I’m now really tired of working on the proposal entitled Material Matters: The Field Notes of a Homesteader/Writer.

I’ve been working on this, on and off, for a year now. I originally proposed writing about life here at Squalor Holler. I’m now writing about composing myself as a compost/composing process specialist. It’s now a very complicated project – a big leap for someone who maybe should first make her mark writing and publishing simple, straightforward narratives. But hey, if I can pull this off – I will come that much closer to getting a tenure track job teaching creative nonfiction writing.

And how is it that I have managed, in this particular instance, to stay on track? I’ve done this by relying on my imagination. I have for some time been envisioning my most direct audience, James Engelhardt, the acquisitions editor at the University of Alaska Press. From the beginning, we’ve seen eye-to-eye on this project. We’ve been corresponding for a year via email. And last May, we talked for an hour on the phone. Our conversations, and in particular the phone conversation, have motivated me to keep plugging away at the proposal. One’s belief in a project is a good thing. Another’s belief in a project is an even better thing.

And so lately, I’ve been picturing James at his desk. He’s staring out into space, and drumming his fingers impatiently, on the wood finish. Every so often he looks up at the clock. All he can think about is my proposal. When, he wonders, am I going to be done with it? Maybe, he thinks, she really is a bullshit artist. My bringing this image to mind has made for sort of a quasi-deadline.

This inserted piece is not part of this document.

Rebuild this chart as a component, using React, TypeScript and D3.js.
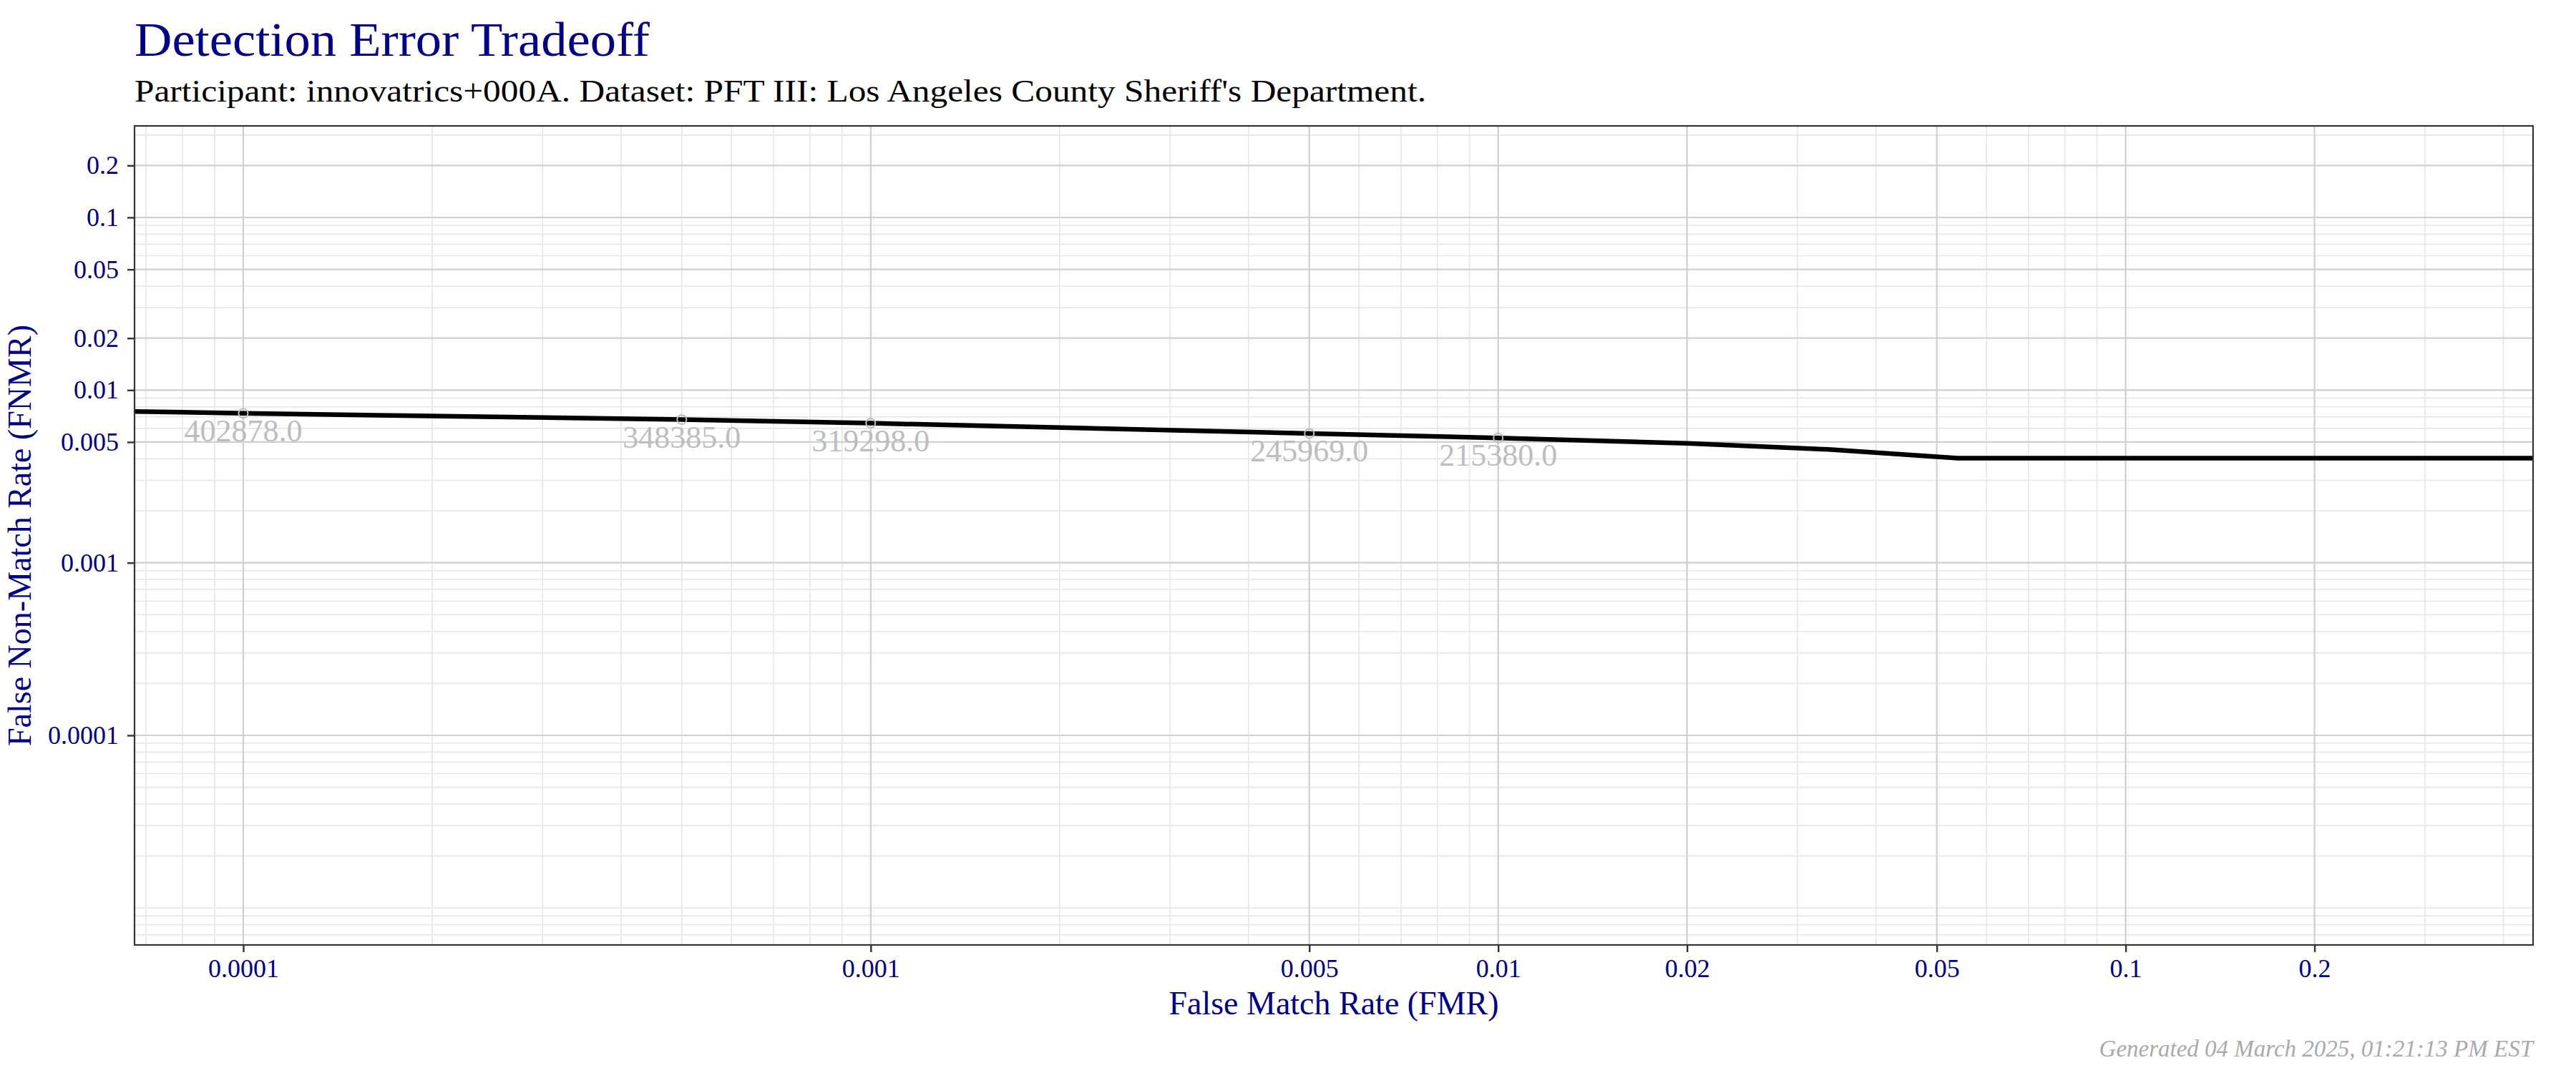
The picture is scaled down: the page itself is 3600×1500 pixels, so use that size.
import React, { useEffect, useRef } from "react";
import * as d3 from "d3";

const W = 3600;
const H = 1500;
const margin = { left: 188, right: 60, top: 176, bottom: 179 };

// DET curve (FMR vs FNMR)
const fmr = [6.7e-5, 1e-4, 5e-4, 1e-3, 5e-3, 1e-2, 2e-2, 3.36e-2, 5.4e-2, 0.5];
const fnmr = [0.00752, 0.00734, 0.00675, 0.00643, 0.00561, 0.00528, 0.00491, 0.00453, 0.00403, 0.00403];

// annotated operating points with their thresholds
const pointFmr = [1e-4, 5e-4, 1e-3, 5e-3, 1e-2];
const pointFnmr = [0.00734, 0.00675, 0.00643, 0.00561, 0.00528];
const thresholds = ["402878.0", "348385.0", "319298.0", "245969.0", "215380.0"];

const xTicks = [0.0001, 0.001, 0.005, 0.01, 0.02, 0.05, 0.1, 0.2];
const yTicks = [0.0001, 0.001, 0.005, 0.01, 0.02, 0.05, 0.1, 0.2];
const xDomain = [6.71e-5, 0.446];
const yDomain = [6.107e-6, 0.3391];

const BLUE = "#00008B";
const FONT = "'Liberation Serif', 'DejaVu Serif', serif";

export default function App() {
  const ref = useRef<SVGSVGElement>(null);

  useEffect(() => {
    const svg = d3.select(ref.current);
    svg.selectAll("*").remove();

    const x0 = margin.left;
    const x1 = W - margin.right;
    const y0 = margin.top;
    const y1 = H - margin.bottom;

    const x = d3.scaleLog().domain(xDomain).range([x0, x1]);
    const y = d3.scaleLog().domain(yDomain).range([y1, y0]);

    svg.append("rect").attr("width", W).attr("height", H).attr("fill", "#fff");

    // minor grid: every k * 10^n that is not a labelled tick
    const minors: number[] = [];
    for (let e = -7; e <= 0; e++) {
      for (let k = 1; k <= 9; k++) minors.push(+(k * Math.pow(10, e)).toPrecision(3));
    }
    const isMajor = (v: number, ticks: number[]) => ticks.some(t => Math.abs(t - v) / t < 1e-6);
    const xMinor = minors.filter(v => v >= xDomain[0] && v <= xDomain[1] && !isMajor(v, xTicks));
    const yMinor = minors.filter(v => v >= yDomain[0] && v <= yDomain[1] && !isMajor(v, yTicks));

    const grid = svg.append("g");
    grid
      .selectAll("line.ymin")
      .data(yMinor)
      .enter()
      .append("line")
      .attr("x1", x0)
      .attr("x2", x1)
      .attr("y1", d => y(d))
      .attr("y2", d => y(d))
      .attr("stroke", "#e6e6e6")
      .attr("stroke-width", 1.6);
    grid
      .selectAll("line.xmin")
      .data(xMinor)
      .enter()
      .append("line")
      .attr("y1", y0)
      .attr("y2", y1)
      .attr("x1", d => x(d))
      .attr("x2", d => x(d))
      .attr("stroke", "#e6e6e6")
      .attr("stroke-width", 1.6);
    grid
      .selectAll("line.ymaj")
      .data(yTicks)
      .enter()
      .append("line")
      .attr("x1", x0)
      .attr("x2", x1)
      .attr("y1", d => y(d))
      .attr("y2", d => y(d))
      .attr("stroke", "#cfcfcf")
      .attr("stroke-width", 2.2);
    grid
      .selectAll("line.xmaj")
      .data(xTicks)
      .enter()
      .append("line")
      .attr("y1", y0)
      .attr("y2", y1)
      .attr("x1", d => x(d))
      .attr("x2", d => x(d))
      .attr("stroke", "#cfcfcf")
      .attr("stroke-width", 2.2);

    svg
      .append("clipPath")
      .attr("id", "panel")
      .append("rect")
      .attr("x", x0)
      .attr("y", y0)
      .attr("width", x1 - x0)
      .attr("height", y1 - y0);

    const line = d3
      .line<number>()
      .x(d => x(d))
      .y((d, i) => y(fnmr[i]));

    svg
      .append("path")
      .datum(fmr)
      .attr("clip-path", "url(#panel)")
      .attr("d", line)
      .attr("fill", "none")
      .attr("stroke", "#000")
      .attr("stroke-width", 6.5);

    svg
      .selectAll("circle.pt")
      .data(pointFmr)
      .enter()
      .append("circle")
      .attr("cx", d => x(d))
      .attr("cy", (d, i) => y(pointFnmr[i]))
      .attr("r", 6.5)
      .attr("fill", "none")
      .attr("stroke", "#bdbdbd")
      .attr("stroke-width", 2);

    svg
      .selectAll("text.thr")
      .data(thresholds)
      .enter()
      .append("text")
      .attr("x", (d, i) => x(pointFmr[i]))
      .attr("y", (d, i) => y(pointFnmr[i]) + 39)
      .attr("text-anchor", "middle")
      .attr("font-family", FONT)
      .attr("font-size", 44)
      .attr("fill", "#bdbdbd")
      .text(d => d);

    svg
      .append("rect")
      .attr("x", x0)
      .attr("y", y0)
      .attr("width", x1 - x0)
      .attr("height", y1 - y0)
      .attr("fill", "none")
      .attr("stroke", "#333")
      .attr("stroke-width", 2.2);

    const fmt = (d: number) => String(d);

    const gy = svg
      .append("g")
      .attr("transform", `translate(${x0},0)`)
      .call(
        d3
          .axisLeft(y)
          .tickValues(yTicks)
          .tickFormat(d => fmt(+d))
          .tickSize(10)
          .tickSizeOuter(0)
          .tickPadding(12)
      );
    gy.select(".domain").remove();
    gy.selectAll(".tick line").attr("stroke", "#333").attr("stroke-width", 2.4);
    gy.selectAll(".tick text")
      .attr("font-family", FONT)
      .attr("font-size", 36)
      .attr("fill", BLUE);

    const gx = svg
      .append("g")
      .attr("transform", `translate(0,${y1})`)
      .call(
        d3
          .axisBottom(x)
          .tickValues(xTicks)
          .tickFormat(d => fmt(+d))
          .tickSize(10)
          .tickSizeOuter(0)
      );
    gx.select(".domain").remove();
    gx.selectAll(".tick line").attr("stroke", "#333").attr("stroke-width", 2.4);
    gx.selectAll(".tick text")
      .attr("y", 45)
      .attr("dy", 0)
      .attr("font-family", FONT)
      .attr("font-size", 36)
      .attr("fill", BLUE);

    svg
      .append("text")
      .attr("x", (x0 + x1) / 2)
      .attr("y", 1418)
      .attr("text-anchor", "middle")
      .attr("font-family", FONT)
      .attr("font-size", 46)
      .attr("fill", BLUE)
      .text("False Match Rate (FMR)");

    svg
      .append("text")
      .attr("transform", `translate(43,${(y0 + y1) / 2}) rotate(-90)`)
      .attr("text-anchor", "middle")
      .attr("font-family", FONT)
      .attr("font-size", 46)
      .attr("fill", BLUE)
      .text("False Non-Match Rate (FNMR)");

    svg
      .append("text")
      .attr("x", x0)
      .attr("y", 78)
      .attr("font-family", FONT)
      .attr("font-size", 68)
      .attr("fill", BLUE)
      .attr("textLength", 720)
      .attr("lengthAdjust", "spacingAndGlyphs")
      .text("Detection Error Tradeoff");

    svg
      .append("text")
      .attr("x", x0)
      .attr("y", 142)
      .attr("font-family", FONT)
      .attr("font-size", 44)
      .attr("fill", "#000")
      .attr("textLength", 1805)
      .attr("lengthAdjust", "spacingAndGlyphs")
      .text("Participant: innovatrics+000A. Dataset: PFT III: Los Angeles County Sheriff's Department.");

    svg
      .append("text")
      .attr("x", x1)
      .attr("y", 1477)
      .attr("text-anchor", "end")
      .attr("font-family", FONT)
      .attr("font-style", "italic")
      .attr("font-size", 33)
      .attr("fill", "#aaaaaa")
      .text("Generated 04 March 2025, 01:21:13 PM EST");
  }, []);

  return (
    <svg
      ref={ref}
      width={W}
      height={H}
      style={{ position: "absolute", left: 0, top: 0, display: "block" }}
    />
  );
}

As I well know, Mr. Engelhardt is a very busy man, and my proposal is just one of many that he will in time consider. But today, in response to an email in which I said that I’m nearly done with the proposal, he implied that Material Matters invites comparisons to Robert Persig’s Zen and the Art of Motorcycle Maintenance. I replied that yes, this is a like title. So, we continue to be on the same page.

So finally, after many many years of hard work, I’m finally seeing eye-to-eye with an editor who might, when the time comes, vouch for my work when it’s presented to an editorial board. I know the dangers of getting my hopes up. As a friend once observed “the closer you get to rejection, the more rejection hurts.” But maybe, just maybe, it’s my turn to shine.